By law, student halls must carry out at least 1 fire drill per term, and they are usually too early (How’s 8:15 on a Monday morning?). But, outside of that, if you’ve lived in student halls, then you’ll know the joys of 3 am fire alarms. They always seem to be when you have a 9 am the next morning. You will either develop a spidey sense (as I like to call mine) and be able to sense when the fire alarm is about to go off, or you’ll just accept it and try to sleep through it. Those are the two options.
So Many People
In student halls, you will meet so many people. You may not necessarily ever talk to them, but after a while, you’ll start to recognise people’s faces or associate things with them. They may always wear the same shirt, they may play a certain type of music, who knows. You’ll learn a lot about people you may never actually meet.
Your uni probably uses Circuit Laundry, and, to put it simply, Circuit Laundry is a nightmare. It’s overpriced (£3.80 for a wash and a dry!) and most of the time it doesn’t even properly dry your clothes. In fact, you’re probably better off taking your laundry home if you can.
Cleaning at uni is also a hassle. Some halls will have cleaners to come and clean communal areas, but the majority of it comes down to you and your flatmates. No matter if you make a cleaning rota or any sort of agreement when you first move in, it will have been discarded by October at the latest. No one wants to do the cleaning, so you just kind of learn to accept the mess (although you probably shouldn’t!). Read our guide on dealing with messy housemates if you’re having issues!
Similarly to my last point, no one wants to take out the bins. It’s too much of a hassle and if you run into someone while you’re doing it, it can get incredibly awkward. So, you’ll just let it overflow and only deal with it once it becomes a massive problem. Obviously, you shouldn’t, but who has time?
The thin walls
Something you’ll learn once you’ve lived in student halls is that the walls are very, very thin. You will be able to hear everything (and I mean everything). If your neighbour is having *an intimate time*, you’ll be able to hear it. If your upstairs neighbour is playing the drums at 1 am on a Wednesday, as mine does, then you’ll be able to hear it. So, I recommend getting some earplugs- You’re gonna need it.

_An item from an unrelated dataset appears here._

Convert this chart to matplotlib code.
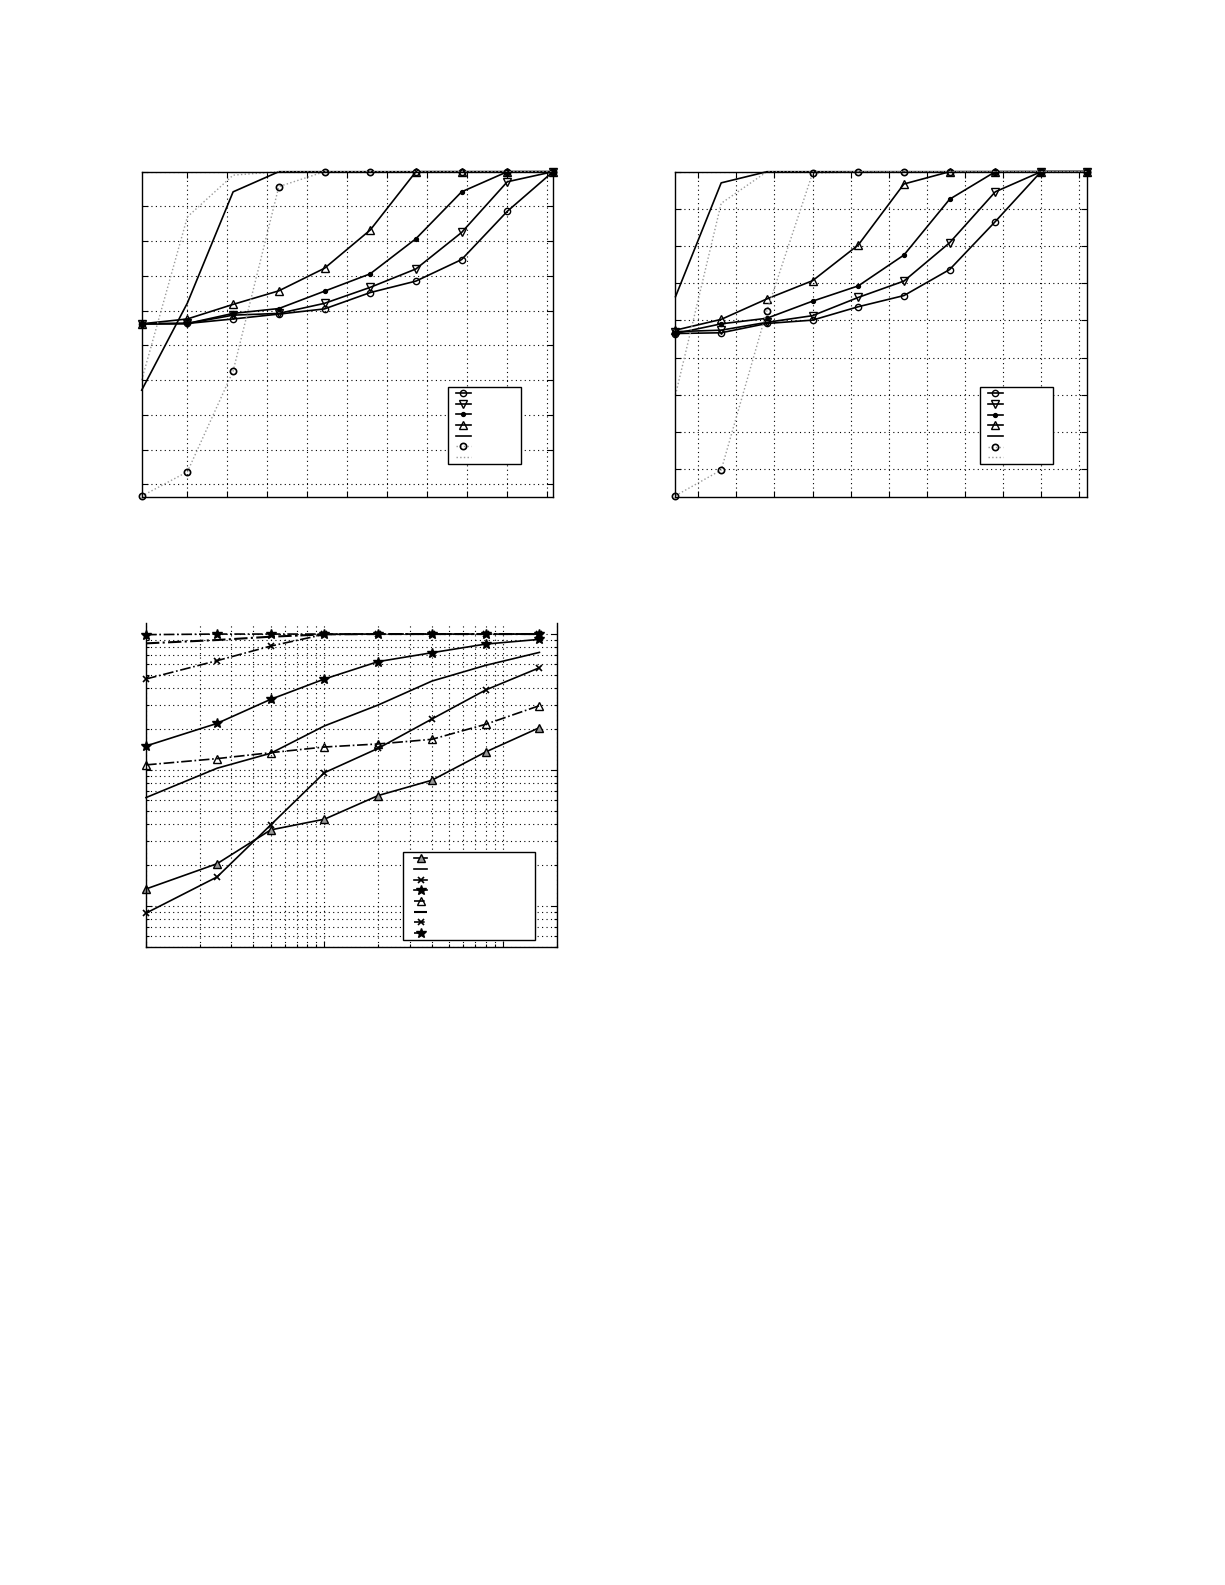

The hallmark of student halls. You, along with everyone else in the hall, will come down with some sort of illness at some point, it’s just a fact. May I suggest, water, paracetamol and sleep. It’ll do the trick.
The classic student cone
Again, one of the essentials if you’ve lived in student halls. After a night out, you or one of your flatmates has decided to take a traffic cone and put it in your flat. Why? Who knows. But no one objects, so it just becomes part of the flat. It’s a fashion statement.
Alcohol bottles everywhere
Obviously, this depends on whether you drink or not (believe it or not, there are some uni students that don’t drink), but if you’ve lived in student halls, you know that you need to show people that you drink. So, the window sills of your flat will become decorated with empty bottles of alcohol. Again, it’s a fashion statement.

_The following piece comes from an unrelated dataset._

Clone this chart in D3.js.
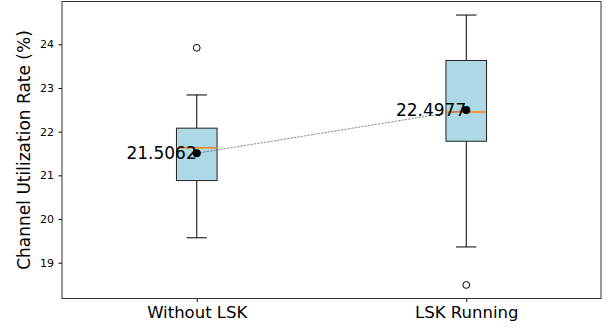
<!DOCTYPE html>
<html>
<head>
<meta charset="utf-8">
<script src="https://cdn.jsdelivr.net/npm/d3@7"></script>
<style>
  html, body { margin: 0; padding: 0; background: #fff; }
  svg { display: block; font-family: "DejaVu Sans", sans-serif; }
</style>
</head>
<body>
<svg id="chart" width="607" height="330"></svg>
<script>
// Box statistics per condition (channel utilization, %)
const categories = ["Without LSK", "LSK Running"];
const q1Values = [20.88, 21.78];
const medianValues = [21.63, 22.45];
const q3Values = [22.08, 23.63];
const whiskerLow = [19.57, 19.36];
const whiskerHigh = [22.84, 24.67];
const outliers = [[23.92], [18.49]];
const meanValues = [21.5062, 22.4977];
const yTicks = [19, 20, 21, 22, 23, 24];

const svg = d3.select("#chart");
const margin = { left: 62, right: 6, top: 1.5, bottom: 31.5 };
const W = 607, H = 330;
const plotW = W - margin.left - margin.right;
const plotH = H - margin.top - margin.bottom;

const x = d3.scalePoint().domain(categories).range([0, plotW]).padding(0.5);
const y = d3.scaleLinear().domain([18.18, 24.98]).range([plotH, 0]);

const g = svg.append("g").attr("transform", `translate(${margin.left},${margin.top})`);

const boxW = 40.6, capW = 20.4;

const data = categories.map((c, i) => ({
  c, q1: q1Values[i], med: medianValues[i], q3: q3Values[i],
  lo: whiskerLow[i], hi: whiskerHigh[i], out: outliers[i], mean: meanValues[i]
}));

// whiskers, boxes, medians, fliers
data.forEach(d => {
  const cx = x(d.c);
  g.append("line").attr("x1", cx).attr("x2", cx).attr("y1", y(d.q3)).attr("y2", y(d.hi))
    .attr("stroke", "#000").attr("stroke-width", 1);
  g.append("line").attr("x1", cx).attr("x2", cx).attr("y1", y(d.q1)).attr("y2", y(d.lo))
    .attr("stroke", "#000").attr("stroke-width", 1);
  [d.lo, d.hi].forEach(v => {
    g.append("line").attr("x1", cx - capW / 2).attr("x2", cx + capW / 2)
      .attr("y1", y(v)).attr("y2", y(v)).attr("stroke", "#000").attr("stroke-width", 1);
  });
  g.append("rect").attr("x", cx - boxW / 2).attr("y", y(d.q3))
    .attr("width", boxW).attr("height", y(d.q1) - y(d.q3))
    .attr("fill", "#add8e6").attr("stroke", "#222").attr("stroke-width", 1);
  g.append("line").attr("x1", cx - boxW / 2).attr("x2", cx + boxW / 2)
    .attr("y1", y(d.med)).attr("y2", y(d.med))
    .attr("stroke", "#ff7f0e").attr("stroke-width", 1.5);
  d.out.forEach(v => {
    g.append("circle").attr("cx", cx).attr("cy", y(v)).attr("r", 3.4)
      .attr("fill", "none").attr("stroke", "#000").attr("stroke-width", 1);
  });
});

// dashed line joining the means
g.append("path")
  .datum(data)
  .attr("d", d3.line().x(d => x(d.c)).y(d => y(d.mean)))
  .attr("fill", "none").attr("stroke", "#666").attr("stroke-width", 0.8)
  .attr("stroke-dasharray", "2.2,1.2");

// mean markers and labels
data.forEach(d => {
  const cx = x(d.c), cy = y(d.mean);
  g.append("circle").attr("cx", cx).attr("cy", cy).attr("r", 4).attr("fill", "#000");
  g.append("text").attr("x", cx).attr("y", cy + 6)
    .attr("text-anchor", "end").attr("font-size", 17).attr("fill", "#000")
    .text(d.mean.toFixed(4));
});

// axes
const yAxis = g.append("g").call(d3.axisLeft(y).tickValues(yTicks).tickFormat(d3.format("d"))
  .tickSize(3.5).tickPadding(4.5));
yAxis.select(".domain").remove();
yAxis.selectAll("text").attr("font-size", 11).attr("font-family", "DejaVu Sans").attr("fill", "#000");
yAxis.selectAll("line").attr("stroke", "#000");

const xAxis = g.append("g").attr("transform", `translate(0,${plotH})`)
  .call(d3.axisBottom(x).tickSize(3.5).tickPadding(4));
xAxis.select(".domain").remove();
xAxis.selectAll("text").attr("font-size", 16.5).attr("font-family", "DejaVu Sans").attr("fill", "#000");
xAxis.selectAll("line").attr("stroke", "#000");

// frame
g.append("rect").attr("x", 0).attr("y", 0).attr("width", plotW).attr("height", plotH)
  .attr("fill", "none").attr("stroke", "#333").attr("stroke-width", 1);

// y axis title
svg.append("text")
  .attr("transform", `translate(30,${margin.top + plotH / 2}) rotate(-90)`)
  .attr("text-anchor", "middle").attr("font-size", 17).attr("fill", "#000")
  .text("Channel Utilization Rate (%)");
</script>
</body>
</html>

One thing that becomes apparent quickly in student halls is the noise. While some unis will have options for quiet halls, they’re not that quiet. Whether it’s someone having a party, *intimate time*, or any other kind of noise, student halls are very loud. As I said before, get some earplugs before you move in. They’ll be very helpful.
From what I’ve written, you may think that living in student halls is the worst, but it’s not. Sure, it has its problems, but anyone who’s lived in student halls knows that there’s nothing like it. I’ve met so many great people and made so many memories, it’s truly part of the uni student experience.